Bally’s (NYSE: BALY) announced Monday it sold the property of its upcoming Chicago casino resort to an unidentified investor for $500 million. It is entering a sale-leaseback transaction with the real estate owner.
Bally’s sold the 30-acre Tribune Publishing Center site for $200 million. The property investor will also fund up to an additional $300 million in development costs for the first gaming venue in the third-largest US city.
The initial rental rate under the ground lease is calculated to yield the Investor an 8.5% annual capitalization rate, adjusting to a 7.0% annual capitalization rate upon the receipt by Bally’s of certain development entitlements and gaming approvals. The rent is also subject to periodic Consumer Price Index (CPI) increases,” according to a statement.
Bally’s doesn’t identify its soon-to-be landlord for the Chicago casino. But Chairman Soo Kim is part of “one of Chicago’s leading real estate private equity firm(s)” while another source describes the property owner as a real estate-focused private equity company without mentioning its home city. It’s common for private equity shops to have dedicated real estate arms, and some of those entities own gaming real estate around the world, including Las Vegas.
Bally’s Needs Chicago Cash
While Bally’s is gaining exclusive rights for the first integrated resort in the Windy City, the $1.7 billion price tag on the project isn’t cheap.

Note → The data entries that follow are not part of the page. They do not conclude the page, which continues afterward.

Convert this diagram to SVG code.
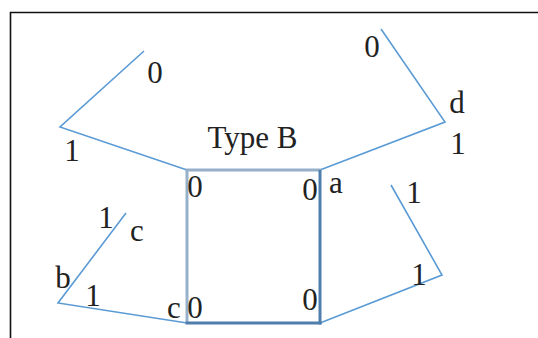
<svg xmlns="http://www.w3.org/2000/svg" width="538" height="338" viewBox="0 0 538 338">
<style>
.t{font-family:"Liberation Serif","Times New Roman",serif;font-size:31px;fill:#222;text-anchor:middle}
.c{fill:none;stroke:#5b9bd5;stroke-width:1.6;stroke-linejoin:miter}
.sl{stroke:#97b0ca;stroke-width:3}
.sd{stroke:#4f7dac;stroke-width:3}
</style>
<rect width="538" height="338" fill="#fff"/>
<path d="M10.5,338 V12.5 H538" fill="none" stroke="#111" stroke-width="1.6"/>
<g id="connectors">
<polyline class="c" points="187,170 60,127 144,51"/>
<polyline class="c" points="320,170 445,122 381,29"/>
<polyline class="c" points="320,323 442,275 391,185"/>
<polyline class="c" points="187,323 58,303 126,213"/>
</g>
<g id="typeB">
<line class="sl" x1="185.5" y1="170" x2="321.5" y2="170"/>
<line class="sl" x1="187" y1="170" x2="187" y2="323"/>
<line class="sd" x1="320" y1="170" x2="320" y2="324.5"/>
<line class="sd" x1="185.5" y1="323" x2="321.5" y2="323"/>
<text class="t" x="252.5" y="148">Type B</text>
<text class="t" x="195" y="197">0</text>
<text class="t" x="310" y="200">0</text>
<text class="t" x="195" y="318">0</text>
<text class="t" x="310" y="310">0</text>
</g>
<g id="labels">
<text class="t" x="155" y="83">0</text>
<text class="t" x="72" y="161">1</text>
<text class="t" x="372" y="57">0</text>
<text class="t" x="457" y="113">d</text>
<text class="t" x="458" y="154">1</text>
<text class="t" x="336" y="193">a</text>
<text class="t" x="414" y="203">1</text>
<text class="t" x="419" y="285">1</text>
<text class="t" x="174" y="318">c</text>
<text class="t" x="106" y="228">1</text>
<text class="t" x="137" y="241">c</text>
<text class="t" x="63" y="288">b</text>
<text class="t" x="93" y="306">1</text>
</g>
</svg>
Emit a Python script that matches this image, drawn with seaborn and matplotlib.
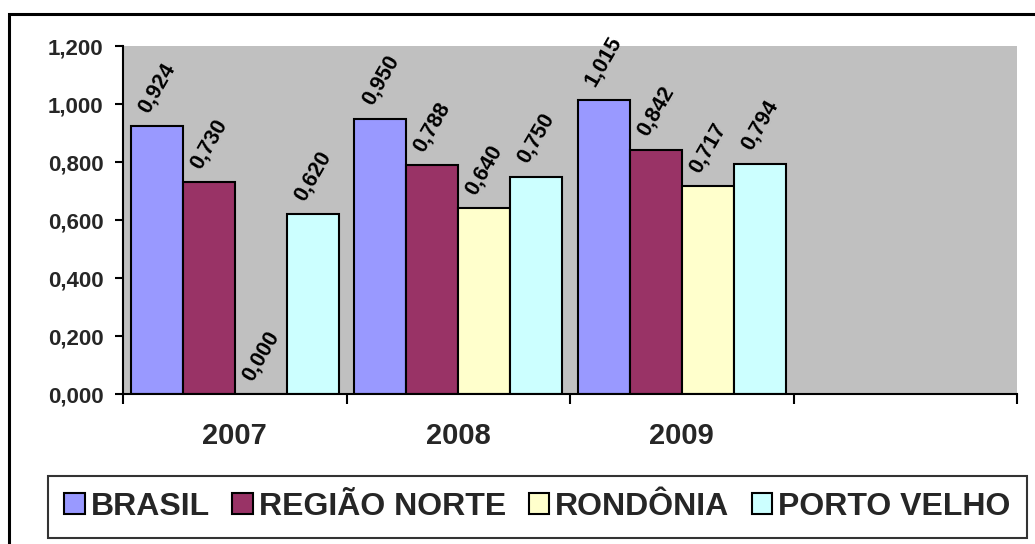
import matplotlib
matplotlib.use("Agg")
import matplotlib.pyplot as plt
from matplotlib.patches import Patch, Rectangle
from matplotlib.ticker import FuncFormatter, FixedLocator
import seaborn as sns
import pandas as pd

# ---- data ----
years = ["2007", "2008", "2009"]
slots = ["2007", "2008", "2009", ""]
series = ["BRASIL", "REGIÃO NORTE", "RONDÔNIA", "PORTO VELHO"]
brasil = [0.924, 0.950, 1.015]
regiao_norte = [0.730, 0.788, 0.842]
rondonia = [0.000, 0.640, 0.717]
porto_velho = [0.620, 0.750, 0.794]
colors = ["#9999FF", "#993366", "#FFFFCC", "#CCFFFF"]
yticks = [0.0, 0.2, 0.4, 0.6, 0.8, 1.0, 1.2]

rows = []
for name, vals in zip(series, [brasil, regiao_norte, rondonia, porto_velho]):
    for y, v in zip(years, vals):
        rows.append({"ano": y, "serie": name, "valor": v})
df = pd.DataFrame(rows)

sns.set_theme(style="white")
plt.rcParams["font.family"] = ["Liberation Sans", "DejaVu Sans"]
plt.rcParams["font.weight"] = "bold"

W, H = 1035, 544
fig = plt.figure(figsize=(W / 100, H / 100), dpi=100)
fig.patch.set_facecolor("white")
ax = fig.add_axes([123 / W, 1 - 394 / H, (1017 - 123) / W, (394 - 46) / H])
ax.set_facecolor("#C0C0C0")

sns.barplot(data=df, x="ano", y="valor", hue="serie", order=slots,
            hue_order=series, palette=colors, saturation=1, width=0.93,
            gap=0, edgecolor="black", linewidth=1.5, errorbar=None, ax=ax)

ax.set_xlim(-0.5, 3.5)
ax.set_ylim(0, 1.2)
ax.set_xlabel("")
ax.set_ylabel("")

# y axis
ax.yaxis.set_major_locator(FixedLocator(yticks))
ax.yaxis.set_major_formatter(FuncFormatter(lambda v, p: f"{v:.3f}".replace(".", ",")))
ax.tick_params(axis="y", which="major", direction="out", length=6, width=1.5,
               color="black", labelsize=16, pad=8, left=True)
for t in ax.get_yticklabels():
    t.set_fontweight("bold")

# x axis: labels at category centres, ticks at boundaries
ax.set_xticks(range(len(slots)))
ax.set_xticklabels(slots, fontsize=21, fontweight="bold")
ax.tick_params(axis="x", which="major", length=0, pad=20)
ax.set_xticks([-0.5, 0.5, 1.5, 2.5, 3.5], minor=True)
ax.tick_params(axis="x", which="minor", direction="out", length=7, width=1.5,
               color="black", bottom=True)

for s in ["top", "right"]:
    ax.spines[s].set_visible(False)
for s in ["left", "bottom"]:
    ax.spines[s].set_visible(True)
    ax.spines[s].set_color("black")
    ax.spines[s].set_linewidth(1.5)

# data labels
for cont in ax.containers:
    ax.bar_label(cont, fmt=lambda v: f"{v:.3f}".replace(".", ","),
                 rotation=60, padding=7, fontsize=15.5, fontweight="bold",
                 color="black")

# legend
leg0 = ax.get_legend()
if leg0 is not None:
    leg0.remove()
handles = [Patch(facecolor=c, edgecolor="black", linewidth=1.5) for c in colors]
leg = fig.legend(handles, series, loc="center", bbox_to_anchor=(537.5 / W, 1 - 507 / H),
                 ncol=4, frameon=True, fancybox=False, shadow=False,
                 prop={"size": 23, "weight": "bold"},
                 handlelength=0.63, handleheight=0.63, handletextpad=0.2,
                 columnspacing=0.7, borderpad=0.5, borderaxespad=0)
leg.get_frame().set_edgecolor("black")
leg.get_frame().set_linewidth(1.5)

# outer chart border
fig.patches.append(Rectangle((9 / W, -0.1), 1.2, 1.1 - 14 / H, transform=fig.transFigure,
                             fill=False, edgecolor="black", linewidth=2.2, clip_on=False))

fig.savefig("out.png", dpi=100)
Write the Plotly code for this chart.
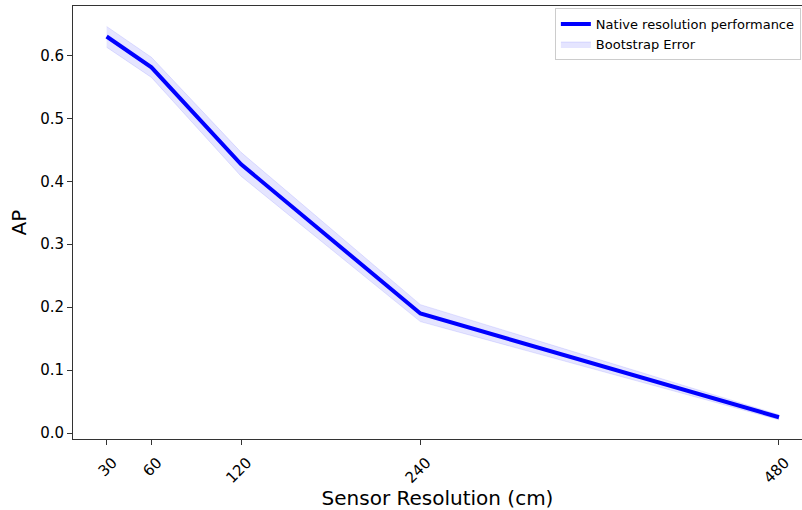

In fact, it’s well in excess of the company’s market capitalization of $1.16 billion. That’s to say, some analysts previously speculated the operator needed to raise capital in some fashion for the Chicago venture. The sale-leaseback is an effective way of accomplishing that objective because it doesn’t involve Bally’s diluting existing shareholders with an equity sale or taking on more debt with high interest rates by heading to the bond market.
Sale-leaseback deals, or SLBs, are commonplace in the industry, and often viewed as win-wins for casino operators and real estate companies. Through these agreements, a gaming company can monetize land assets, often garnering large, upfront sums of cash to use for anything.
Likewise, the real estate firm that leases the land back to the operator gets the benefit of long-term tenant agreements that often include gradually increasing rates without having to be financially responsible for building enhancements.
Bally’s Can Buy Land Back
Chicago notwithstanding, and even with some recent transactions involving Gaming and Leisure Properties (GLPI), Bally’s owns the bulk of the land on which its gaming venues reside. That’s a plus because, should the company need capital in the future, it could part with some of its land holdings.
In Chicago, Bally’s could reacquire the casino property should it so desire. While capital-intensive to start, such a move would remove a long-term bill.
Bally’s has the option to repurchase the Land from the Investor at a fixed capitalization rate during years four through eight of the lease term. In addition, if certain milestones are not achieved or Bally’s defaults under the lease, the Investor may require Bally’s to reacquire the Land at a specified price,” according to the statement.
The operator’s initial lease term is 99 years, with 10 separate 20-year renewal options.